Understanding the resistance requires empathy before it requires analysis. For many SME owners, the business is not merely a financial asset—it is an identity. It is the institution they built from nothing, the source of their daily purpose, and in many cases, the primary vehicle through which they have provided for their families. Planning an exit, even a distant one, forces a confrontation with questions that are simultaneously practical and existential: Who am I without this company? Will a successor honor what I built? What happens to my employees?

Business advisors who specialize in ownership transitions report that these psychological barriers are often more obstructive than financial or legal complexity. "I've worked with owners who had the legal structure ready, the financial documents in order, and still couldn't pull the trigger because they hadn't resolved what came next for them personally," noted one certified exit planning advisor based in Atlanta who works primarily with manufacturing and distribution SMEs. "The plan sits in a drawer because finishing it feels too final."
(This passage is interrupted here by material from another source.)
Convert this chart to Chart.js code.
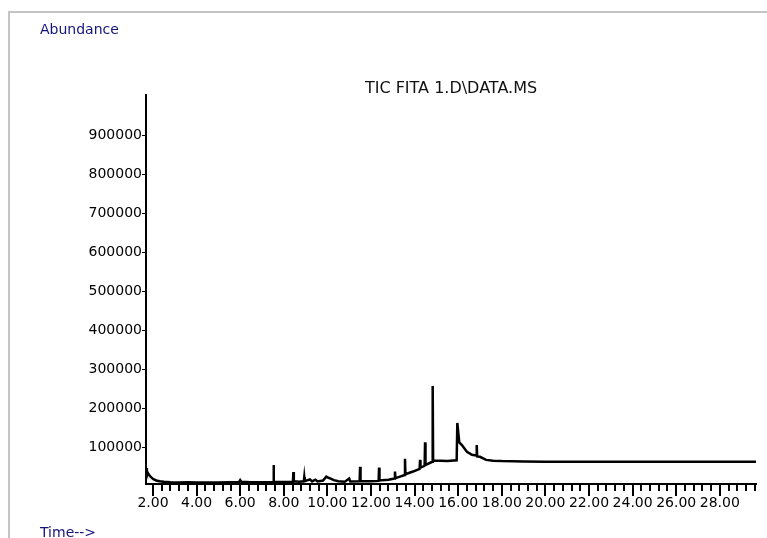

There is also a pervasive myth that succession planning is relevant only when a sale is imminent. This misconception causes owners to defer the entire process until they are under time pressure—precisely the conditions under which poor decisions are most likely.

The Cost of Waiting: Three Transitions Gone Wrong

The consequences of deferred succession planning are not hypothetical. They play out regularly in businesses across every sector and region.

Consider the case of a second-generation family-owned distribution company in the Midwest that operated successfully for nearly four decades. When the owner suffered an unexpected health crisis at 67, the business had no documented operating procedures, no identified successor, and no current valuation. Two years of operational instability followed as family members disputed control, key employees departed for more stable environments, and a hastily arranged sale ultimately closed at a price the owner's estate attorneys estimated was 30 to 40 percent below what a planned sale might have achieved.

A different pattern emerges in professional services firms—law practices, accounting firms, engineering consultancies—where the founder's expertise is deeply embedded in client relationships. Without deliberate transition planning, those relationships rarely transfer cleanly. Clients follow the departing principal, not the entity. The business that appeared to have significant goodwill value effectively evaporates when its key relationship holder exits.

A third failure mode involves internal promotions that occur without structure. A loyal employee is identified as a successor, but no formal agreement is reached, no ownership transfer mechanism is established, and no timeline is communicated. The employee invests years preparing for a transition that never materializes on clear terms. Eventually, they leave—taking institutional knowledge with them—and the owner is back to the beginning.

A Stage-Appropriate Succession Playbook

The most important reframing for SME owners is this: succession planning is not an event. It is a continuous management discipline, and the appropriate activities change depending on where you are in your ownership journey.

For owners in early and growth stages (5 to 15 years from intended exit): The priority is building a business that can operate without you at the center. This means documenting processes, developing middle management, and reducing key-person dependency. An owner who is irreplaceable is not sitting on a valuable asset—they are sitting on a liability that will discount the business's value in any future transaction. Begin identifying high-potential internal candidates early, even informally. Provide them with expanded responsibility and visibility into financial performance.

For owners in mid-stage (3 to 7 years from exit): This window is appropriate for more deliberate structural work. Engage a qualified business valuator to establish a baseline valuation—not because you are selling, but because understanding your current value provides the foundation for all subsequent planning. Consult with a CPA and an attorney experienced in business transitions to review your ownership structure, identify tax optimization strategies, and evaluate whether your current legal entity is appropriate for your intended exit path. Begin exploring whether an internal buyout, a family transfer, an employee stock ownership plan (ESOP), or a third-party sale best aligns with your goals.

For owners approaching transition (0 to 3 years): The focus shifts to execution. If an internal successor has been identified, formalize the arrangement with a written agreement that specifies the transfer timeline, purchase price or valuation methodology, financing structure, and the departing owner's ongoing role during the transition period. If a third-party sale is the intended path, ensure financial records are clean, customer concentration risk is addressed, and key employees are retained through the process. Engage an M&A advisor or business broker with demonstrated experience in your industry and deal size.

The ESOP Option: Underutilized and Underexplored

Employee stock ownership plans deserve specific attention as a succession vehicle that many SME owners overlook. An ESOP allows a business owner to sell some or all of their equity to a trust that holds shares on behalf of employees. The transaction can provide significant tax advantages—in certain structures, proceeds from the sale to an ESOP are eligible for capital gains deferral under IRS Section 1042—while preserving the company's independence and rewarding the employees who contributed to its success.

ESOPs are not appropriate for every business. They require a minimum scale, typically $1 million or more in annual payroll, and involve meaningful administrative complexity. But for owners who are motivated by legacy as much as by liquidity, they represent a compelling alternative to an outright sale to a strategic buyer or private equity.

Starting the Conversation You've Been Avoiding

If you are an SME owner who has deferred this planning, the most productive immediate step is not hiring an advisor or engaging legal counsel. It is a conversation with yourself about what you actually want the next chapter to look like—for the business, for your employees, and for your own life after ownership.

From that clarity, the technical and legal work becomes considerably more tractable. The advisors, the documents, and the deal structures are all instruments in service of a vision. Without the vision, they are just paperwork.

America's small businesses represent the most dynamic and resilient component of the national economy. Ensuring that the value created by this generation of owners transfers successfully—to family members, to employees, or to new owners who will steward it forward—is not merely a financial matter. It is a matter of economic continuity. The time to begin is not when an exit is imminent. It is now.